In 2007, Oxfam, the Relief Society of Tigray, Swiss Re and a host of partners developed a framework to help poor farmers in Ethiopia’s drought-prone northern state of Tigray improve their income and strengthen their food security. Called HARITA, or the Horn of Africa Risk Transfer Adaptation, it combined opportunities for improved resource management, insurance, and microcredit. In 2010, the success of the program led Oxfam and the United Nations World Food Programme to agree to expand the HARITA model on a multi-national scale. Together, as equal partners, they launched the R4 Rural Resilience Initiative.
R4 Rural Resilience Initiative, known as R4, is an innovative approach to helping communities better manage risk, one that involves a set of integrated tools: insurance, credit, savings, and disaster risk reduction.
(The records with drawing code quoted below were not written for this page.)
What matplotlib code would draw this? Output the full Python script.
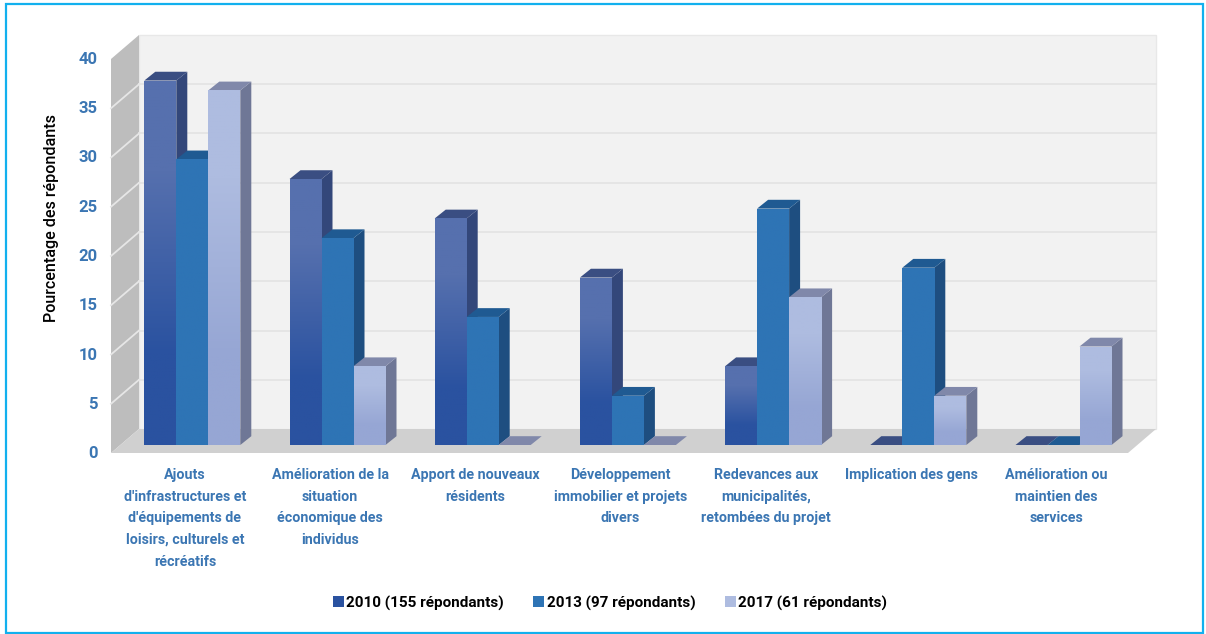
#!/usr/bin/env python3
"""Pseudo-3D grouped bars: percentage of respondents per benefit, 2010/2013/2017."""
import matplotlib

matplotlib.use("Agg")
import matplotlib.pyplot as plt
import numpy as np
from matplotlib.colors import to_rgb
from matplotlib.patches import Patch, Polygon, Rectangle
from matplotlib.transforms import ScaledTranslation

categories = [
    "Ajouts\nd'infrastructures et\nd'équipements de\nloisirs, culturels et\nrécréatifs",
    "Amélioration de la\nsituation\néconomique des\nindividus",
    "Apport de nouveaux\nrésidents",
    "Développement\nimmobilier et projets\ndivers",
    "Redevances aux\nmunicipalités,\nretombées du projet",
    "Implication des gens",
    "Amélioration ou\nmaintien des\nservices",
]
series_names = ["2010 (155 répondants)", "2013 (97 répondants)", "2017 (61 répondants)"]
v2010 = [37, 27, 23, 17, 8, 0, 0]
v2013 = [29, 21, 13, 5, 24, 18, 0]
v2017 = [36, 8, 0, 0, 15, 5, 10]
yticks = [0, 5, 10, 15, 20, 25, 30, 35, 40]

BLUE_TXT = "#3B76B3"
# front top, front bottom, side, top face
STYLES = [
    ("#5670AE", "#2A52A0", "#33477A", "#3A4E82"),
    ("#2E74B5", "#2E74B5", "#1E4E80", "#1F5A92"),
    ("#AEBCE0", "#96A6D4", "#6F7796", "#8088AA"),
]

W, H = 1206, 634
LEFT, RIGHT, BOTTOM, TOP = 111, 1128, 453, 59   # front plane of the 3D box, px
X0, DX = 185, 145.2                             # first group centre, group spacing, px
PX_Y = (BOTTOM - TOP) / 40
BOX_DX, BOX_DY = 28 / DX, 24 / PX_Y             # depth of the whole box, data units
BAR_DX, BAR_DY = 11 / DX, 8.8 / PX_Y            # depth of one bar
FRONT_DY = 8 / PX_Y                             # bars stand this far behind the front plane
BAR_W = 32 / DX
BAR_START = -40.7 / DX                          # left edge of a group's first bar

plt.rcParams["font.family"] = ["Roboto", "Liberation Sans"]

fig = plt.figure(figsize=(W / 100, H / 100), dpi=100)
ax = fig.add_axes([LEFT / W, 1 - BOTTOM / H, (RIGHT - LEFT) / W, (BOTTOM - TOP) / H])
xlim = ((LEFT - X0) / DX, (RIGHT - X0) / DX)
ax.patch.set_visible(False)
for s in ax.spines.values():
    s.set_visible(False)

# box: back wall, left wall, floor
xl, xr = xlim
ax.add_patch(Polygon([(xl + BOX_DX, BOX_DY), (xr + BOX_DX, BOX_DY), (xr + BOX_DX, 40 + BOX_DY), (xl + BOX_DX, 40 + BOX_DY)],
                     fc="#F2F2F2", ec="#E8E8E8", lw=1, zorder=1, clip_on=False))
ax.add_patch(Polygon([(xl, 0), (xl + BOX_DX, BOX_DY), (xl + BOX_DX, 40 + BOX_DY), (xl, 40)],
                     fc="#BDBDBD", ec="none", zorder=1, clip_on=False))
ax.add_patch(Polygon([(xl, 0), (xr, 0), (xr + BOX_DX, BOX_DY), (xl + BOX_DX, BOX_DY)],
                     fc="#D0D0D0", ec="none", zorder=2, clip_on=False))
for t in yticks[1:-1]:
    ax.plot([xl + BOX_DX, xr + BOX_DX], [t + BOX_DY] * 2, color="#E4E4E4", lw=1.3, zorder=1.5, clip_on=False)
    ax.plot([xl, xl + BOX_DX], [t, t + BOX_DY], color="#E6E6E6", lw=1.3, zorder=1.5, clip_on=False)

# bars: left to right so that each one covers the side of the previous one
z = 3.0
for g in range(len(categories)):
    for s, vals in enumerate([v2010, v2013, v2017]):
        v = vals[g]
        front, bottom, side, top = STYLES[s]
        x0 = g + BAR_START + s * BAR_W
        x1 = x0 + BAR_W
        y0 = FRONT_DY
        ax.add_patch(Polygon([(x1, y0), (x1 + BAR_DX, y0 + BAR_DY), (x1 + BAR_DX, y0 + v + BAR_DY), (x1, y0 + v)],
                             fc=side, ec="none", zorder=z, clip_on=False))
        ax.add_patch(Polygon([(x0, y0 + v), (x1, y0 + v), (x1 + BAR_DX, y0 + v + BAR_DY), (x0 + BAR_DX, y0 + v + BAR_DY)],
                             fc=top, ec="none", zorder=z, clip_on=False))
        if v > 0:
            bar = ax.bar(x0, v, BAR_W, bottom=y0, align="edge", color=front, zorder=z + 0.1, clip_on=False)[0]
            grad = np.array([[to_rgb(front)], [to_rgb(bottom)]])
            im = ax.imshow(grad, extent=[x0, x1, y0, y0 + v], aspect="auto", interpolation="bilinear", zorder=z + 0.2)
            im.set_clip_path(bar)
        z += 1

ax.set_xlim(*xlim)
ax.set_ylim(0, 40)
ax.set_yticks(yticks)
ax.set_xticks(range(len(categories)))
ax.set_xticklabels(categories, linespacing=1.69, fontsize=10.3, fontweight="bold", color=BLUE_TXT)
ax.tick_params(axis="x", length=0, pad=11)
ax.tick_params(axis="y", length=0, pad=9.4, labelsize=12, labelcolor=BLUE_TXT)
up = ScaledTranslation(0, 0.01, fig.dpi_scale_trans)
for lab in ax.get_yticklabels():
    lab.set_fontweight("bold")
    lab.set_transform(lab.get_transform() + up)

fig.text(52 / W, 1 - 218 / H, "Pourcentage des répondants", rotation=90, ha="center", va="center",
         fontsize=11.6, fontweight="medium", color="black")

handles = [Patch(facecolor=st[1] if i < 2 else st[0], edgecolor="none") for i, st in enumerate(STYLES)]
leg = fig.legend(handles, series_names, loc="center", bbox_to_anchor=(610 / W, 1 - 603 / H), ncol=3, frameon=False,
                 prop={"size": 11, "weight": "bold"}, handlelength=0.72, handleheight=0.72,
                 handletextpad=0.15, columnspacing=1.95)

fig.add_artist(Rectangle((6 / W, 1 - 632.5 / H), 1197 / W, 628.5 / H, transform=fig.transFigure,
                         fc="none", ec="#12B0EE", lw=1.6))

fig.savefig("out.png", dpi=100)
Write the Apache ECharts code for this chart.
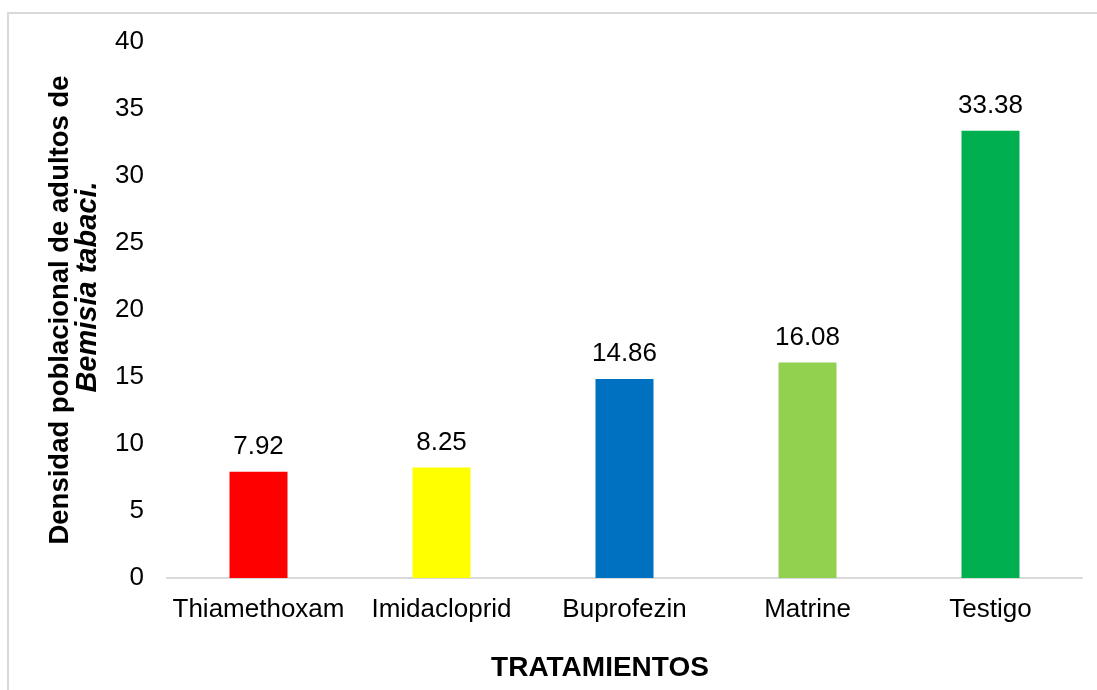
<!DOCTYPE html>
<html>
<head>
<meta charset="utf-8">
<script src="https://cdn.jsdelivr.net/npm/echarts@6/dist/echarts.min.js"></script>
<style>
  html, body { margin: 0; padding: 0; background: #fff; }
  #chart { width: 1097px; height: 690px; }
</style>
</head>
<body>
<div id="chart"></div>
<script>
// Treatments and mean adult density per treatment
const categories = ['Thiamethoxam', 'Imidacloprid', 'Buprofezin', 'Matrine', 'Testigo'];
const values = [7.92, 8.25, 14.86, 16.08, 33.38];
const barColors = ['#FF0000', '#FFFF00', '#0070C0', '#92D050', '#00B050'];
const yTitleLine1 = 'Densidad poblacional de adultos de';
const yTitleLine2 = 'Bemisia tabaci.';
const xTitle = 'TRATAMIENTOS';

const FONT = '"Liberation Sans", Arial, Helvetica, sans-serif';

const chart = echarts.init(document.getElementById('chart'), null, { renderer: 'canvas' });

chart.setOption({
  animation: false,
  backgroundColor: '#fff',
  grid: { left: 167, right: 15, top: 42, bottom: 112, containLabel: false },
  graphic: [
    {
      type: 'rect',
      shape: { x: 8, y: 13, width: 1100, height: 700 },
      style: { fill: 'none', stroke: '#d9d9d9', lineWidth: 2 },
      silent: true
    },
    {
      type: 'text',
      x: 600,
      y: 668,
      style: {
        text: xTitle,
        fontFamily: FONT,
        fontSize: 28,
        fontWeight: 'bold',
        fill: '#000',
        align: 'center',
        verticalAlign: 'middle'
      }
    }
  ],
  xAxis: {
    type: 'category',
    data: categories,
    axisLine: { show: true, lineStyle: { color: '#d9d9d9', width: 2 } },
    axisTick: { show: false },
    axisLabel: { interval: 0, color: '#000', fontFamily: FONT, fontSize: 26, margin: 19 }
  },
  yAxis: {
    type: 'value',
    min: 0,
    max: 40,
    interval: 5,
    splitLine: { show: false },
    axisLine: { show: false },
    axisTick: { show: false },
    axisLabel: { color: '#000', fontFamily: FONT, fontSize: 26, margin: 23 },
    name: '{a|' + yTitleLine1 + '}\n{b|' + yTitleLine2 + '}',
    nameLocation: 'middle',
    nameRotate: 90,
    nameGap: 66,
    nameTextStyle: {
      align: 'center',
      rich: {
        a: { fontFamily: FONT, fontSize: 27.5, fontWeight: 'bold', color: '#000', lineHeight: 27 },
        b: { fontFamily: FONT, fontSize: 29, fontWeight: 'bold', fontStyle: 'italic', color: '#000', lineHeight: 27, padding: [0, 0, 0, 46] }
      }
    }
  },
  series: [{
    type: 'bar',
    barWidth: 58,
    data: values.map((v, i) => ({ value: v, itemStyle: { color: barColors[i] } })),
    label: {
      show: true,
      position: 'top',
      distance: 12,
      color: '#000',
      fontFamily: FONT,
      fontSize: 26,
      formatter: p => p.value.toFixed(2)
    }
  }]
});
</script>
</body>
</html>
R4 is a strategic partnership between Oxfam and the UN World Food Programme (WFP) designed to enable vulnerable rural households to strengthen their food and income security in the context of increasing climate risks.
R4 builds on the initial success of an integrated risk management framework developed in Ethiopia by Oxfam, the Relief Society of Tigray, Ethiopian farmers, and several other national and global partners. The framework was designed to enable poor farmers to strengthen their food and income security through a combination of improved resource management (risk reduction), insurance (risk transfer), microcredit (prudent risk taking), and savings (risk reserves).
Goals and priorities
R4's goal is to achieve food security and build the resilience of the most vulnerable rural communities against climate and weather shocks, through a risk management-focused and market-based approach.
In addition to directly improving the lives and livelihoods of rural communities, R4 aims to catalyze long-term, structural changes extending well beyond the Initiative itself. R4 will contribute to the development of a comprehensive planning approach for food security, adaptation, and resilience by country governments and its partners. R4 links labor-based safety nets that provide cash or food in exchange for work on community projects with community risk reduction activities that protect assets against disasters and improve productivity. Farmers participating in R4 will have access to tools to build physical resilience to weather-related shocks, and they will exchange work for enrollment in the insurance program.
The Initiative will also help build a sustainable commercial market for risk management products in the countries where it is implemented ensuring the sustainability of the Initiative. The strategy underlying the insurance component is to gradually transition from premiums paid with labor to premiums paid in cash for those who are able to afford it.
Farmers, having reduced their risks through natural resource management activities and having transferred the residual risks to insurance companies, do not have to resort to negative coping strategies such as selling their productive assets, reducing food consumption or removing children from school during periods of stress. With insurance, farmers can protect the investment they make in their crops, and feel confident in taking out loans for productive inputs.
R4 will leverage Oxfam's Saving for Change (SfC) program to help households create stronger financial bases. Members of savings groups will have access to reliable savings mechanisms, which can be used as collateral for loans and insurance. Thus, if successful, the comprehensive approach employed by R4 will enable many participants to graduate from Safety Net Programs.
Accomplishments so far
Many past approaches to risk management have not been holistic in nature; instead they focused only on one or two areas of risk. The R4 program has broken new ground in the field of rural risk management by developing an integrated risk management framework to enable poor farmers to strengthen their food and income security.
R4 focuses on mechanisms that can be integrated into social protection systems, including productive safety nets, so the results can be applied at a much larger scale by governments and international organizations, if successful. By combining the participatory design and capacity building model with WFP’s global capacity and Swiss Re’s innovative risk transfer solutions, R4 will help accelerate the scale-up and testing of this innovative approach, while expanding grassroots capacity to new communities across Ethiopia, Senegal and two additional countries by 2016.
R4 constitutes a first step toward developing a sustainable insurance market for poor people, an essential factor in ensuring farmers’ livelihoods and food security over the long term. This initiative will enable thousands more poor farmers and other food-insecure households to manage weather vulnerability through an affordable, comprehensive risk management program that builds long-term resilience.